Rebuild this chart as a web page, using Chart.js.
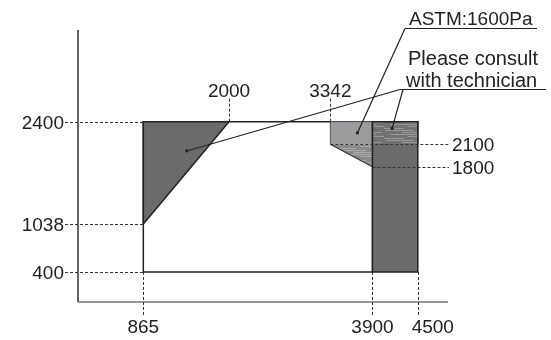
<!DOCTYPE html>
<html>
<head>
<meta charset="utf-8">
<script src="https://cdn.jsdelivr.net/npm/chart.js@4.4.1/dist/chart.umd.min.js"></script>
<style>
  html, body { margin: 0; padding: 0; background: #fff; }
</style>
</head>
<body>
<canvas id="chart" width="551" height="340"></canvas>
<script>
// axis extent (data units)
const xRange = [0, 4900];
const yRange = [0, 3620];

// outline rectangle
const frameX = [865, 3900, 3900, 865, 865];
const frameY = [400, 400, 2400, 2400, 400];

// dark wedge on the left
const wedgeX = [865, 2000, 865, 865];
const wedgeY = [1038, 2400, 2400, 1038];

// ASTM zone (upper plain part, lower streaked part)
const astmTopX = [3342, 3342, 3900, 3900];
const astmTopY = [2100, 2400, 2400, 2100];
const astmLowX = [3342, 3900, 3900];
const astmLowY = [2100, 1800, 2100];

// right column + its streaked top
const columnX = [3900, 4500, 4500, 3900, 3900];
const columnY = [400, 400, 2400, 2400, 400];
const columnTopX = [3900, 3900, 4500, 4500];
const columnTopY = [2100, 2400, 2400, 2100];

// tick labels and where their guides end
const leftTicks = [2400, 1038, 400];
const bottomTicks = [865, 3900, 4500];
const topTicks = [2000, 3342];
const rightTicks = [2100, 1800];
const rightGuideFrom = [3342, 3900];

// callouts
const astmLabel = 'ASTM:1600Pa';
const astmTarget = [3700, 2250];
const consultLabel = ['Please consult', 'with technician'];
const consultTargets = [[1440, 2010], [4160, 2310]];

const INK = '#222';
const DARK = '#6b6b6d';
const LIGHT = '#9c9c9e';

function pts(xs, ys) {
  return xs.map((x, i) => ({ x, y: ys[i] }));
}

// streak texture for the hatched areas
function streaks(base, line) {
  const c = document.createElement('canvas');
  c.width = 48;
  c.height = 10;
  const g = c.getContext('2d');
  g.fillStyle = base;
  g.fillRect(0, 0, c.width, c.height);
  g.strokeStyle = line;
  g.lineWidth = 1;
  const rows = [[0.5, 2, 30], [2.5, 18, 46], [4.5, 6, 40], [6.5, 24, 48], [8.5, 0, 20]];
  rows.forEach(([y, a, b]) => {
    g.beginPath();
    g.moveTo(a, y);
    g.lineTo(b, y);
    g.stroke();
  });
  return g.createPattern(c, 'repeat');
}

function shape(xs, ys, fillColor, border, order, width = 1.5) {
  return {
    data: pts(xs, ys),
    fill: 'shape',
    backgroundColor: fillColor,
    borderColor: border,
    borderWidth: width,
    pointRadius: 0,
    tension: 0,
    order,
    clip: false,
  };
}

const ctxMain = document.getElementById('chart').getContext('2d');

const datasets = [
  shape(frameX, frameY, '#ffffff', INK, 10),
  shape(wedgeX, wedgeY, DARK, INK, 9),
  shape(astmTopX, astmTopY, LIGHT, '#555', 8, 1),
  shape(astmLowX, astmLowY, streaks('#8a8a8c', '#aaaaac'), '#333', 7, 1.2),
  shape(columnX, columnY, DARK, INK, 6),
  shape(columnTopX, columnTopY, streaks('#727274', '#98989a'), INK, 5),
  // axis lines
  { data: pts([0, 0], [yRange[1], 0]), borderColor: '#333', borderWidth: 1.5, pointRadius: 0, fill: false, order: 1, clip: false },
  { data: pts([0, xRange[1]], [0, 0]), borderColor: '#777', borderWidth: 1.5, pointRadius: 0, fill: false, order: 1, clip: false },
];

/**
 * Dashed guides, tick labels and callouts
 */
const guidePlugin = {
  id: 'guides',
  afterDatasetsDraw(chart) {
    const { ctx, scales: { x, y } } = chart;
    const left = x.getPixelForValue(0);
    const bottom = y.getPixelForValue(0);
    const numFont = '19px "Liberation Sans", Arial, sans-serif';

    ctx.save();
    ctx.strokeStyle = '#333';
    ctx.lineWidth = 1;
    ctx.setLineDash([3, 2]);

    const dash = (x1, y1, x2, y2) => {
      ctx.beginPath();
      ctx.moveTo(x1, y1);
      ctx.lineTo(x2, y2);
      ctx.stroke();
    };

    leftTicks.forEach((v) => {
      const py = Math.round(y.getPixelForValue(v)) + 0.5;
      dash(left - 13, py, x.getPixelForValue(865), py);
    });
    bottomTicks.forEach((v) => {
      const px = Math.round(x.getPixelForValue(v)) + 0.5;
      dash(px, y.getPixelForValue(400), px, bottom + 13);
    });
    topTicks.forEach((v) => {
      const px = Math.round(x.getPixelForValue(v)) + 0.5;
      dash(px, y.getPixelForValue(2400), px, y.getPixelForValue(2400) - 24);
    });
    rightTicks.forEach((v, i) => {
      const py = Math.round(y.getPixelForValue(v)) + 0.5;
      dash(x.getPixelForValue(rightGuideFrom[i]), py, x.right + 1, py);
    });

    ctx.setLineDash([]);
    ctx.fillStyle = '#222';
    ctx.font = numFont;
    ctx.textBaseline = 'alphabetic';

    ctx.textAlign = 'right';
    leftTicks.forEach((v) => {
      ctx.fillText(String(v), left - 14, y.getPixelForValue(v) + 7);
    });

    ctx.textAlign = 'center';
    const bottomShift = [0, 0, 15];
    bottomTicks.forEach((v, i) => {
      ctx.fillText(String(v), x.getPixelForValue(v) + bottomShift[i], bottom + 31);
    });
    topTicks.forEach((v) => {
      ctx.fillText(String(v), x.getPixelForValue(v), y.getPixelForValue(2400) - 25);
    });

    ctx.textAlign = 'left';
    rightTicks.forEach((v) => {
      ctx.fillText(String(v), x.right + 4, y.getPixelForValue(v) + 7);
    });

    // callouts
    ctx.strokeStyle = '#222';
    ctx.lineWidth = 1.2;
    const leader = (x1, y1, target) => {
      const tx = x.getPixelForValue(target[0]);
      const ty = y.getPixelForValue(target[1]);
      ctx.beginPath();
      ctx.moveTo(x1, y1);
      ctx.lineTo(tx, ty);
      ctx.stroke();
      ctx.beginPath();
      ctx.arc(tx, ty, 1.6, 0, Math.PI * 2);
      ctx.fill();
    };

    ctx.font = '19px "Liberation Sans", Arial, sans-serif';
    ctx.fillText(astmLabel, 409, 25);
    ctx.beginPath();
    ctx.moveTo(405, 28.5);
    ctx.lineTo(537, 28.5);
    ctx.stroke();
    leader(405, 28.5, astmTarget);

    ctx.font = '20px "Liberation Sans", Arial, sans-serif';
    ctx.fillText(consultLabel[0], 408, 65);
    ctx.fillText(consultLabel[1], 406, 87);
    ctx.beginPath();
    ctx.moveTo(400, 89.5);
    ctx.lineTo(546, 89.5);
    ctx.stroke();
    leader(400, 89.5, consultTargets[0]);
    leader(403, 89.5, consultTargets[1]);

    ctx.restore();
  },
};

new Chart(ctxMain, {
  type: 'line',
  data: { datasets },
  options: {
    responsive: false,
    animation: false,
    devicePixelRatio: 1,
    layout: { padding: { left: 78, right: 103, top: 30, bottom: 38 } },
    plugins: {
      legend: { display: false },
      tooltip: { enabled: false },
    },
    scales: {
      x: { type: 'linear', min: xRange[0], max: xRange[1], display: false },
      y: { type: 'linear', min: yRange[0], max: yRange[1], display: false },
    },
  },
  plugins: [guidePlugin],
});
</script>
</body>
</html>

━━━━

▸ Exercise description
Quote every line word for word and keep the images out of the copy.

▸ Final answer
Rebuild this chart as a web page, using Chart.js.
<!DOCTYPE html>
<html>
<head>
<meta charset="utf-8">
<script src="https://cdn.jsdelivr.net/npm/chart.js@4.4.1/dist/chart.umd.min.js"></script>
<style>
  html, body { margin: 0; padding: 0; background: #fff; }
</style>
</head>
<body>
<canvas id="chart" width="551" height="340"></canvas>
<script>
// axis extent (data units)
const xRange = [0, 4900];
const yRange = [0, 3620];

// outline rectangle
const frameX = [865, 3900, 3900, 865, 865];
const frameY = [400, 400, 2400, 2400, 400];

// dark wedge on the left
const wedgeX = [865, 2000, 865, 865];
const wedgeY = [1038, 2400, 2400, 1038];

// ASTM zone (upper plain part, lower streaked part)
const astmTopX = [3342, 3342, 3900, 3900];
const astmTopY = [2100, 2400, 2400, 2100];
const astmLowX = [3342, 3900, 3900];
const astmLowY = [2100, 1800, 2100];

// right column + its streaked top
const columnX = [3900, 4500, 4500, 3900, 3900];
const columnY = [400, 400, 2400, 2400, 400];
const columnTopX = [3900, 3900, 4500, 4500];
const columnTopY = [2100, 2400, 2400, 2100];

// tick labels and where their guides end
const leftTicks = [2400, 1038, 400];
const bottomTicks = [865, 3900, 4500];
const topTicks = [2000, 3342];
const rightTicks = [2100, 1800];
const rightGuideFrom = [3342, 3900];

// callouts
const astmLabel = 'ASTM:1600Pa';
const astmTarget = [3700, 2250];
const consultLabel = ['Please consult', 'with technician'];
const consultTargets = [[1440, 2010], [4160, 2310]];

const INK = '#222';
const DARK = '#6b6b6d';
const LIGHT = '#9c9c9e';

function pts(xs, ys) {
  return xs.map((x, i) => ({ x, y: ys[i] }));
}

// streak texture for the hatched areas
function streaks(base, line) {
  const c = document.createElement('canvas');
  c.width = 48;
  c.height = 10;
  const g = c.getContext('2d');
  g.fillStyle = base;
  g.fillRect(0, 0, c.width, c.height);
  g.strokeStyle = line;
  g.lineWidth = 1;
  const rows = [[0.5, 2, 30], [2.5, 18, 46], [4.5, 6, 40], [6.5, 24, 48], [8.5, 0, 20]];
  rows.forEach(([y, a, b]) => {
    g.beginPath();
    g.moveTo(a, y);
    g.lineTo(b, y);
    g.stroke();
  });
  return g.createPattern(c, 'repeat');
}

function shape(xs, ys, fillColor, border, order, width = 1.5) {
  return {
    data: pts(xs, ys),
    fill: 'shape',
    backgroundColor: fillColor,
    borderColor: border,
    borderWidth: width,
    pointRadius: 0,
    tension: 0,
    order,
    clip: false,
  };
}

const ctxMain = document.getElementById('chart').getContext('2d');

const datasets = [
  shape(frameX, frameY, '#ffffff', INK, 10),
  shape(wedgeX, wedgeY, DARK, INK, 9),
  shape(astmTopX, astmTopY, LIGHT, '#555', 8, 1),
  shape(astmLowX, astmLowY, streaks('#8a8a8c', '#aaaaac'), '#333', 7, 1.2),
  shape(columnX, columnY, DARK, INK, 6),
  shape(columnTopX, columnTopY, streaks('#727274', '#98989a'), INK, 5),
  // axis lines
  { data: pts([0, 0], [yRange[1], 0]), borderColor: '#333', borderWidth: 1.5, pointRadius: 0, fill: false, order: 1, clip: false },
  { data: pts([0, xRange[1]], [0, 0]), borderColor: '#777', borderWidth: 1.5, pointRadius: 0, fill: false, order: 1, clip: false },
];

/**
 * Dashed guides, tick labels and callouts
 */
const guidePlugin = {
  id: 'guides',
  afterDatasetsDraw(chart) {
    const { ctx, scales: { x, y } } = chart;
    const left = x.getPixelForValue(0);
    const bottom = y.getPixelForValue(0);
    const numFont = '19px "Liberation Sans", Arial, sans-serif';

    ctx.save();
    ctx.strokeStyle = '#333';
    ctx.lineWidth = 1;
    ctx.setLineDash([3, 2]);

    const dash = (x1, y1, x2, y2) => {
      ctx.beginPath();
      ctx.moveTo(x1, y1);
      ctx.lineTo(x2, y2);
      ctx.stroke();
    };

    leftTicks.forEach((v) => {
      const py = Math.round(y.getPixelForValue(v)) + 0.5;
      dash(left - 13, py, x.getPixelForValue(865), py);
    });
    bottomTicks.forEach((v) => {
      const px = Math.round(x.getPixelForValue(v)) + 0.5;
      dash(px, y.getPixelForValue(400), px, bottom + 13);
    });
    topTicks.forEach((v) => {
      const px = Math.round(x.getPixelForValue(v)) + 0.5;
      dash(px, y.getPixelForValue(2400), px, y.getPixelForValue(2400) - 24);
    });
    rightTicks.forEach((v, i) => {
      const py = Math.round(y.getPixelForValue(v)) + 0.5;
      dash(x.getPixelForValue(rightGuideFrom[i]), py, x.right + 1, py);
    });

    ctx.setLineDash([]);
    ctx.fillStyle = '#222';
    ctx.font = numFont;
    ctx.textBaseline = 'alphabetic';

    ctx.textAlign = 'right';
    leftTicks.forEach((v) => {
      ctx.fillText(String(v), left - 14, y.getPixelForValue(v) + 7);
    });

    ctx.textAlign = 'center';
    const bottomShift = [0, 0, 15];
    bottomTicks.forEach((v, i) => {
      ctx.fillText(String(v), x.getPixelForValue(v) + bottomShift[i], bottom + 31);
    });
    topTicks.forEach((v) => {
      ctx.fillText(String(v), x.getPixelForValue(v), y.getPixelForValue(2400) - 25);
    });

    ctx.textAlign = 'left';
    rightTicks.forEach((v) => {
      ctx.fillText(String(v), x.right + 4, y.getPixelForValue(v) + 7);
    });

    // callouts
    ctx.strokeStyle = '#222';
    ctx.lineWidth = 1.2;
    const leader = (x1, y1, target) => {
      const tx = x.getPixelForValue(target[0]);
      const ty = y.getPixelForValue(target[1]);
      ctx.beginPath();
      ctx.moveTo(x1, y1);
      ctx.lineTo(tx, ty);
      ctx.stroke();
      ctx.beginPath();
      ctx.arc(tx, ty, 1.6, 0, Math.PI * 2);
      ctx.fill();
    };

    ctx.font = '19px "Liberation Sans", Arial, sans-serif';
    ctx.fillText(astmLabel, 409, 25);
    ctx.beginPath();
    ctx.moveTo(405, 28.5);
    ctx.lineTo(537, 28.5);
    ctx.stroke();
    leader(405, 28.5, astmTarget);

    ctx.font = '20px "Liberation Sans", Arial, sans-serif';
    ctx.fillText(consultLabel[0], 408, 65);
    ctx.fillText(consultLabel[1], 406, 87);
    ctx.beginPath();
    ctx.moveTo(400, 89.5);
    ctx.lineTo(546, 89.5);
    ctx.stroke();
    leader(400, 89.5, consultTargets[0]);
    leader(403, 89.5, consultTargets[1]);

    ctx.restore();
  },
};

new Chart(ctxMain, {
  type: 'line',
  data: { datasets },
  options: {
    responsive: false,
    animation: false,
    devicePixelRatio: 1,
    layout: { padding: { left: 78, right: 103, top: 30, bottom: 38 } },
    plugins: {
      legend: { display: false },
      tooltip: { enabled: false },
    },
    scales: {
      x: { type: 'linear', min: xRange[0], max: xRange[1], display: false },
      y: { type: 'linear', min: yRange[0], max: yRange[1], display: false },
    },
  },
  plugins: [guidePlugin],
});
</script>
</body>
</html>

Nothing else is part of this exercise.